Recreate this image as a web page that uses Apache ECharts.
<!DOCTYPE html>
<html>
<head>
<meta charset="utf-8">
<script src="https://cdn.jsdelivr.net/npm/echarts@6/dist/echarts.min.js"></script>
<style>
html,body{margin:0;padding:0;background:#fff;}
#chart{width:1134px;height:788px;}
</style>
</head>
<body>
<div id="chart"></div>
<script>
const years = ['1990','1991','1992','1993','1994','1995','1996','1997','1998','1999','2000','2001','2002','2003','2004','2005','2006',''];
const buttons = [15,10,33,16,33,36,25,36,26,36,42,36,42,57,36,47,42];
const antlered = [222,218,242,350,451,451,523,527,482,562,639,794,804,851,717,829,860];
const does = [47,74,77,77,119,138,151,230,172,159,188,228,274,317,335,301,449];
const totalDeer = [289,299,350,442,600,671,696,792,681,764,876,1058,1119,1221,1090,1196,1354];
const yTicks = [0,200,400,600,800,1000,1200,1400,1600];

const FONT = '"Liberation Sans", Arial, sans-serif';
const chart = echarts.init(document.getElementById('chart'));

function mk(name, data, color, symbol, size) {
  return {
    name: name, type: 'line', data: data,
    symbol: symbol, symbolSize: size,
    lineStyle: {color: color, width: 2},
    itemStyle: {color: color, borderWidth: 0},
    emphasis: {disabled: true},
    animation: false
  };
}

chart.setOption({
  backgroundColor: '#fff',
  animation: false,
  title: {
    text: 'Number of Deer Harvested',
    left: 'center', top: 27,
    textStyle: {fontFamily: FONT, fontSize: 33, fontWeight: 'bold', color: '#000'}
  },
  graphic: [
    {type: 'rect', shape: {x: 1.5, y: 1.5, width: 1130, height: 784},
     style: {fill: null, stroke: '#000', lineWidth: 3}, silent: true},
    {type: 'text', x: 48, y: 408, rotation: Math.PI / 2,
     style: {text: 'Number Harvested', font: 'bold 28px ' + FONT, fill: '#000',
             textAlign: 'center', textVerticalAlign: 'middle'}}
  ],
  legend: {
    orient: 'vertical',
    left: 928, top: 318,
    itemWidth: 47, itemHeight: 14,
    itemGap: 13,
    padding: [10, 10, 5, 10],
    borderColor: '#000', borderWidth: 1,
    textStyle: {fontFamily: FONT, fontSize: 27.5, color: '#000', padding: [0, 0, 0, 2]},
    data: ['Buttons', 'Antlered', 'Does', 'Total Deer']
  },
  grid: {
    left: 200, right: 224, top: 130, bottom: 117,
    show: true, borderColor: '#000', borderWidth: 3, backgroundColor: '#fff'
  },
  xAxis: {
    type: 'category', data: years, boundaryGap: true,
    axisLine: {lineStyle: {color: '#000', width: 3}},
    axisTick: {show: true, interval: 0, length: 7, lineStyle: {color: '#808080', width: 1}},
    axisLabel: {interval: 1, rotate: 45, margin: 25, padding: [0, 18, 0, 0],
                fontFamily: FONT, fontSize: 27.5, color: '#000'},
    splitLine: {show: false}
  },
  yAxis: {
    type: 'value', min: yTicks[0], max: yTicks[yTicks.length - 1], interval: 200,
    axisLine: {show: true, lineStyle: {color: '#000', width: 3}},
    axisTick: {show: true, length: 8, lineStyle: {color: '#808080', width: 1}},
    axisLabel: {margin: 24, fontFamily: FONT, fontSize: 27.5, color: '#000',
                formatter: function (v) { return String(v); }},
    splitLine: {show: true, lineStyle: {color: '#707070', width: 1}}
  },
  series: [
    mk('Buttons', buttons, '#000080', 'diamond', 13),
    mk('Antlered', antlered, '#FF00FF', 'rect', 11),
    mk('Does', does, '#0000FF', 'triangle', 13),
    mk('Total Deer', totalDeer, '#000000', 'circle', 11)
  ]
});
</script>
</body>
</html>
···
[TASK REQUIREMENTS]:
Copy every line of the material, please, keeping it exactly the same.

[FINISHED TASK]:
Recreate this image as a web page that uses Apache ECharts.
<!DOCTYPE html>
<html>
<head>
<meta charset="utf-8">
<script src="https://cdn.jsdelivr.net/npm/echarts@6/dist/echarts.min.js"></script>
<style>
html,body{margin:0;padding:0;background:#fff;}
#chart{width:1134px;height:788px;}
</style>
</head>
<body>
<div id="chart"></div>
<script>
const years = ['1990','1991','1992','1993','1994','1995','1996','1997','1998','1999','2000','2001','2002','2003','2004','2005','2006',''];
const buttons = [15,10,33,16,33,36,25,36,26,36,42,36,42,57,36,47,42];
const antlered = [222,218,242,350,451,451,523,527,482,562,639,794,804,851,717,829,860];
const does = [47,74,77,77,119,138,151,230,172,159,188,228,274,317,335,301,449];
const totalDeer = [289,299,350,442,600,671,696,792,681,764,876,1058,1119,1221,1090,1196,1354];
const yTicks = [0,200,400,600,800,1000,1200,1400,1600];

const FONT = '"Liberation Sans", Arial, sans-serif';
const chart = echarts.init(document.getElementById('chart'));

function mk(name, data, color, symbol, size) {
  return {
    name: name, type: 'line', data: data,
    symbol: symbol, symbolSize: size,
    lineStyle: {color: color, width: 2},
    itemStyle: {color: color, borderWidth: 0},
    emphasis: {disabled: true},
    animation: false
  };
}

chart.setOption({
  backgroundColor: '#fff',
  animation: false,
  title: {
    text: 'Number of Deer Harvested',
    left: 'center', top: 27,
    textStyle: {fontFamily: FONT, fontSize: 33, fontWeight: 'bold', color: '#000'}
  },
  graphic: [
    {type: 'rect', shape: {x: 1.5, y: 1.5, width: 1130, height: 784},
     style: {fill: null, stroke: '#000', lineWidth: 3}, silent: true},
    {type: 'text', x: 48, y: 408, rotation: Math.PI / 2,
     style: {text: 'Number Harvested', font: 'bold 28px ' + FONT, fill: '#000',
             textAlign: 'center', textVerticalAlign: 'middle'}}
  ],
  legend: {
    orient: 'vertical',
    left: 928, top: 318,
    itemWidth: 47, itemHeight: 14,
    itemGap: 13,
    padding: [10, 10, 5, 10],
    borderColor: '#000', borderWidth: 1,
    textStyle: {fontFamily: FONT, fontSize: 27.5, color: '#000', padding: [0, 0, 0, 2]},
    data: ['Buttons', 'Antlered', 'Does', 'Total Deer']
  },
  grid: {
    left: 200, right: 224, top: 130, bottom: 117,
    show: true, borderColor: '#000', borderWidth: 3, backgroundColor: '#fff'
  },
  xAxis: {
    type: 'category', data: years, boundaryGap: true,
    axisLine: {lineStyle: {color: '#000', width: 3}},
    axisTick: {show: true, interval: 0, length: 7, lineStyle: {color: '#808080', width: 1}},
    axisLabel: {interval: 1, rotate: 45, margin: 25, padding: [0, 18, 0, 0],
                fontFamily: FONT, fontSize: 27.5, color: '#000'},
    splitLine: {show: false}
  },
  yAxis: {
    type: 'value', min: yTicks[0], max: yTicks[yTicks.length - 1], interval: 200,
    axisLine: {show: true, lineStyle: {color: '#000', width: 3}},
    axisTick: {show: true, length: 8, lineStyle: {color: '#808080', width: 1}},
    axisLabel: {margin: 24, fontFamily: FONT, fontSize: 27.5, color: '#000',
                formatter: function (v) { return String(v); }},
    splitLine: {show: true, lineStyle: {color: '#707070', width: 1}}
  },
  series: [
    mk('Buttons', buttons, '#000080', 'diamond', 13),
    mk('Antlered', antlered, '#FF00FF', 'rect', 11),
    mk('Does', does, '#0000FF', 'triangle', 13),
    mk('Total Deer', totalDeer, '#000000', 'circle', 11)
  ]
});
</script>
</body>
</html>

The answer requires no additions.